▶ _What the exercise asks_:
Print exactly the lines from the first one down to the line that contains "10, 11, 26];", both included, and skip the pictures.
+ + + +
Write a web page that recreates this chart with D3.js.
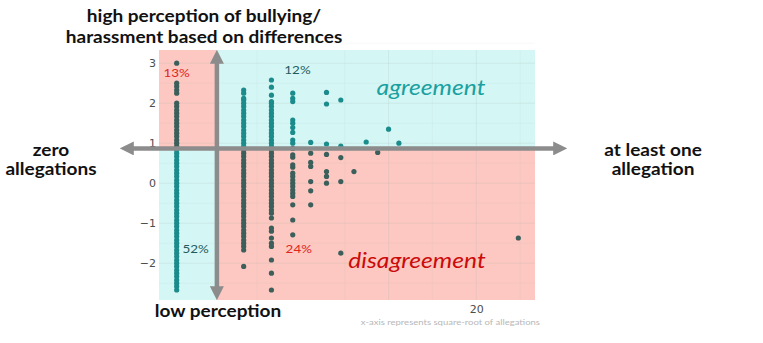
<!DOCTYPE html>
<html>
<head>
<meta charset="utf-8">
<script src="https://cdn.jsdelivr.net/npm/d3@7"></script>
<style>
  body { margin: 0; background: #fff; }
  svg { display: block; font-family: Lato, "Open Sans", sans-serif; }
</style>
</head>
<body>
<div id="chart"></div>
<script>
// allegation counts (x is drawn on a square-root scale)
const allegations = [0, 1, 2, 3, 4, 5, 6, 7, 8, 9, 10, 11, 26];

// perception scores for each allegation count
const scores0 = [-2.67, -2.58, -2.5, -2.42, -2.33, -2.25, -2.17, -2.08, -2, -1.92, -1.83, -1.75, -1.67, -1.58, -1.5,
  -1.42, -1.33, -1.25, -1.17, -1.08, -1, -0.92, -0.83, -0.75, -0.67, -0.58, -0.5, -0.42, -0.33, -0.25, -0.17, -0.08,
  0, 0.08, 0.17, 0.25, 0.33, 0.42, 0.5, 0.58, 0.67, 0.75, 0.83, 0.92, 1, 1.08, 1.17, 1.25, 1.33, 1.42, 1.5, 1.58,
  1.67, 1.75, 1.83, 1.92, 2, 2.25, 2.33, 2.42, 2.5, 3];
const scores1 = [-2.08, -1.67, -1.58, -1.5, -1.42, -1.33, -1.25, -1.17, -1.08, -1, -0.92, -0.83, -0.75, -0.67, -0.58,
  -0.5, -0.42, -0.33, -0.25, -0.17, -0.08, 0, 0.08, 0.17, 0.25, 0.33, 0.42, 0.5, 0.58, 0.67, 0.75, 0.83, 0.92, 1,
  1.08, 1.17, 1.25, 1.33, 1.42, 1.5, 1.58, 1.67, 1.75, 1.83, 1.92, 2, 2.08, 2.12, 2.25, 2.33];
const scores2 = [-2.67, -2.25, -1.92, -1.58, -1.5, -1.37, -1.2, -1.12, -0.87, -0.75, -0.67, -0.58, -0.5, -0.42, -0.33,
  -0.25, -0.17, -0.08, 0, 0.08, 0.17, 0.25, 0.33, 0.42, 0.5, 0.58, 0.67, 0.75, 0.83, 0.92, 1, 1.08, 1.17, 1.25, 1.33,
  1.42, 1.5, 1.58, 1.67, 1.75, 1.83, 1.92, 2, 2.04, 2.2, 2.4, 2.58];
const scores3 = [-1.29, -0.92, -0.54, -0.33, -0.25, -0.17, -0.08, 0, 0.08, 0.17, 0.25, 0.4, 0.46, 0.65, 0.71, 0.87,
  1, 1.08, 1.27, 1.39, 1.5, 1.58, 2.04, 2.12, 2.25];
const scores4 = [-0.54, -0.19, 0.04, 0.42, 0.52, 0.75, 1.02];
const scores5 = [0, 0.17, 0.29, 0.72, 0.98, 1.98, 2.27];
const scores6 = [-1.75, 0.04, 0.64, 0.93, 2.08];
const scores7 = [0.29];
const scores8 = [1.03];
const scores9 = [0.77];
const scores10 = [1.35];
const scores11 = [1];
const scores26 = [-1.37];
const scoreColumns = [scores0, scores1, scores2, scores3, scores4, scores5, scores6,
  scores7, scores8, scores9, scores10, scores11, scores26];

const yTicks = [-2, -1, 0, 1, 2, 3];
const xTickLabels = [20];
const xMajorBreaks = [10, 20];

// quadrant split (allegations, perception) and share of respondents per quadrant
const splitX = 0.36;
const splitY = 0.87;
const quadrantShares = [
  { label: "13%", ax: 0, ay: 2.66, color: "#e0261c" },
  { label: "12%", ax: 3.25, ay: 2.72, color: "#1f5c5e" },
  { label: "52%", ax: 0.08, ay: -1.74, color: "#1f5c5e" },
  { label: "24%", ax: 3.32, ay: -1.74, color: "#e0261c" }
];

const width = 763, height = 343;
const panel = { left: 159, right: 535, top: 50, bottom: 300 };
const stretch = 1.12; // text in the original is widened horizontally

const svg = d3.select("#chart").append("svg")
  .attr("width", width)
  .attr("height", height);

const x = d3.scaleSqrt().domain([-0.0697, 28.6]).range([panel.left, panel.right]);
const y = d3.scaleLinear().domain([-2.92, 3.33]).range([panel.bottom, panel.top]);

const pink = "#fcc8c1", cyan = "#d4f6f4";

// quadrant backgrounds
const quads = [
  { x0: x.domain()[0], x1: splitX, y0: splitY, y1: y.domain()[1], fill: pink },
  { x0: splitX, x1: x.domain()[1], y0: splitY, y1: y.domain()[1], fill: cyan },
  { x0: x.domain()[0], x1: splitX, y0: y.domain()[0], y1: splitY, fill: cyan },
  { x0: splitX, x1: x.domain()[1], y0: y.domain()[0], y1: splitY, fill: pink }
];
svg.append("g").selectAll("rect")
  .data(quads)
  .join("rect")
  .attr("x", d => x(d.x0))
  .attr("y", d => y(d.y1))
  .attr("width", d => x(d.x1) - x(d.x0))
  .attr("height", d => y(d.y0) - y(d.y1))
  .attr("fill", d => d.fill);

// grid: majors on ticks, minors half way in transformed space
const grid = svg.append("g").attr("stroke", "#9aa");
const yMinor = yTicks.map(t => t + 0.5).concat([-2.5]);
grid.selectAll(".ymin").data(yMinor).join("line")
  .attr("x1", panel.left).attr("x2", panel.right)
  .attr("y1", d => y(d)).attr("y2", d => y(d))
  .attr("stroke-opacity", 0.12).attr("stroke-width", 0.6);
grid.selectAll(".ymaj").data(yTicks).join("line")
  .attr("x1", panel.left).attr("x2", panel.right)
  .attr("y1", d => y(d)).attr("y2", d => y(d))
  .attr("stroke-opacity", 0.16).attr("stroke-width", 1);

const step = (Math.sqrt(xMajorBreaks[1]) - Math.sqrt(xMajorBreaks[0])) / 2;
const xMinor = d3.range(-5, 4).map(k => Math.sqrt(xMajorBreaks[0]) + (2 * k + 1) * step)
  .filter(t => t > 0 && t < Math.sqrt(x.domain()[1]))
  .map(t => t * t);
grid.selectAll(".xmin").data(xMinor).join("line")
  .attr("y1", panel.top).attr("y2", panel.bottom)
  .attr("x1", d => x(d)).attr("x2", d => x(d))
  .attr("stroke-opacity", 0.12).attr("stroke-width", 0.6);
grid.selectAll(".xmaj").data(xMajorBreaks).join("line")
  .attr("y1", panel.top).attr("y2", panel.bottom)
  .attr("x1", d => x(d)).attr("x2", d => x(d))
  .attr("stroke-opacity", 0.16).attr("stroke-width", 1);

// points
const points = [];
allegations.forEach((n, i) => scoreColumns[i].forEach(s => points.push({ n, s })));
svg.append("g").selectAll("circle")
  .data(points)
  .join("circle")
  .attr("cx", d => x(d.n))
  .attr("cy", d => y(d.s))
  .attr("r", 2.6)
  .attr("fill", d => ((d.n > splitX) === (d.s > splitY)) ? "#1b8c8b" : "#3c5f5b");

// axes
const yAxis = svg.append("g")
  .attr("transform", `translate(${panel.left},0)`)
  .call(d3.axisLeft(y).tickValues(yTicks).tickSize(0).tickPadding(3).tickFormat(d3.format("d")));
yAxis.select(".domain").remove();
yAxis.selectAll("text").attr("fill", "#4d4d4d").style("font-size", "11px").style("font-family", "'DejaVu Sans', sans-serif");

const xAxis = svg.append("g")
  .attr("transform", `translate(0,${panel.bottom})`)
  .call(d3.axisBottom(x).tickValues(xTickLabels).tickSize(0).tickPadding(5).tickFormat(d3.format("d")));
xAxis.select(".domain").remove();
xAxis.selectAll("text").attr("fill", "#4d4d4d").style("font-size", "11px").style("font-family", "'DejaVu Sans', sans-serif");

// arrows
const defs = svg.append("defs");
defs.append("marker")
  .attr("id", "head")
  .attr("viewBox", "0 0 10 10")
  .attr("refX", 2).attr("refY", 5)
  .attr("markerWidth", 3.1).attr("markerHeight", 3.1)
  .attr("markerUnits", "strokeWidth")
  .attr("orient", "auto-start-reverse")
  .append("path")
  .attr("d", "M0,0L10,5L0,10Z")
  .attr("fill", "#8c8c8c");

const arrowY = y(splitY);
svg.append("line")
  .attr("x1", 131).attr("x2", 556)
  .attr("y1", arrowY).attr("y2", arrowY)
  .attr("stroke", "#8c8c8c").attr("stroke-width", 4.5)
  .attr("marker-start", "url(#head)").attr("marker-end", "url(#head)");
const arrowX = x(splitX);
svg.append("line")
  .attr("x1", arrowX).attr("x2", arrowX)
  .attr("y1", panel.top + 11).attr("y2", panel.bottom - 11)
  .attr("stroke", "#8c8c8c").attr("stroke-width", 4.5)
  .attr("marker-start", "url(#head)").attr("marker-end", "url(#head)");

// text helper: horizontally widened, anchored at (cx, baseline)
function label(cx, by, lines, lh, anchor) {
  const t = svg.append("g")
    .attr("transform", `translate(${cx},${by}) scale(${stretch},1)`)
    .append("text")
    .attr("text-anchor", anchor || "middle");
  lines.forEach((l, i) => t.append("tspan").attr("x", 0).attr("y", i * lh).text(l));
  return t;
}

// quadrant shares
quadrantShares.forEach(d => {
  label(x(d.ax), y(d.ay), [d.label], 0)
    .attr("fill", d.color)
    .style("font-size", "12px");
});

label(431, 95, ["agreement"], 0)
  .attr("fill", "#19a0a0")
  .style("font-size", "22px").style("font-style", "italic");
label(417, 268, ["disagreement"], 0)
  .attr("fill", "#cc0a0a")
  .style("font-size", "22px").style("font-style", "italic");

// outer labels
const bold = (lines, cx, y0, lh) => label(cx, y0, lines, lh)
  .attr("fill", "#111")
  .style("font-size", "17px").style("font-weight", "bold");
bold(["high perception of bullying/", "harassment based on differences"], 204, 22, 21);
bold(["zero", "allegations"], 51, 156, 19);
bold(["at least one", "allegation"], 653, 156, 19);
bold(["low perception"], 218, 317, 0);

label(540, 325, ["x-axis represents square-root of allegations"], 0, "end")
  .attr("fill", "#b8b8b8")
  .style("font-size", "8.5px");
</script>
</body>
</html>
+ + + +
▶ _Exercise result_:
Write a web page that recreates this chart with D3.js.
<!DOCTYPE html>
<html>
<head>
<meta charset="utf-8">
<script src="https://cdn.jsdelivr.net/npm/d3@7"></script>
<style>
  body { margin: 0; background: #fff; }
  svg { display: block; font-family: Lato, "Open Sans", sans-serif; }
</style>
</head>
<body>
<div id="chart"></div>
<script>
// allegation counts (x is drawn on a square-root scale)
const allegations = [0, 1, 2, 3, 4, 5, 6, 7, 8, 9, 10, 11, 26];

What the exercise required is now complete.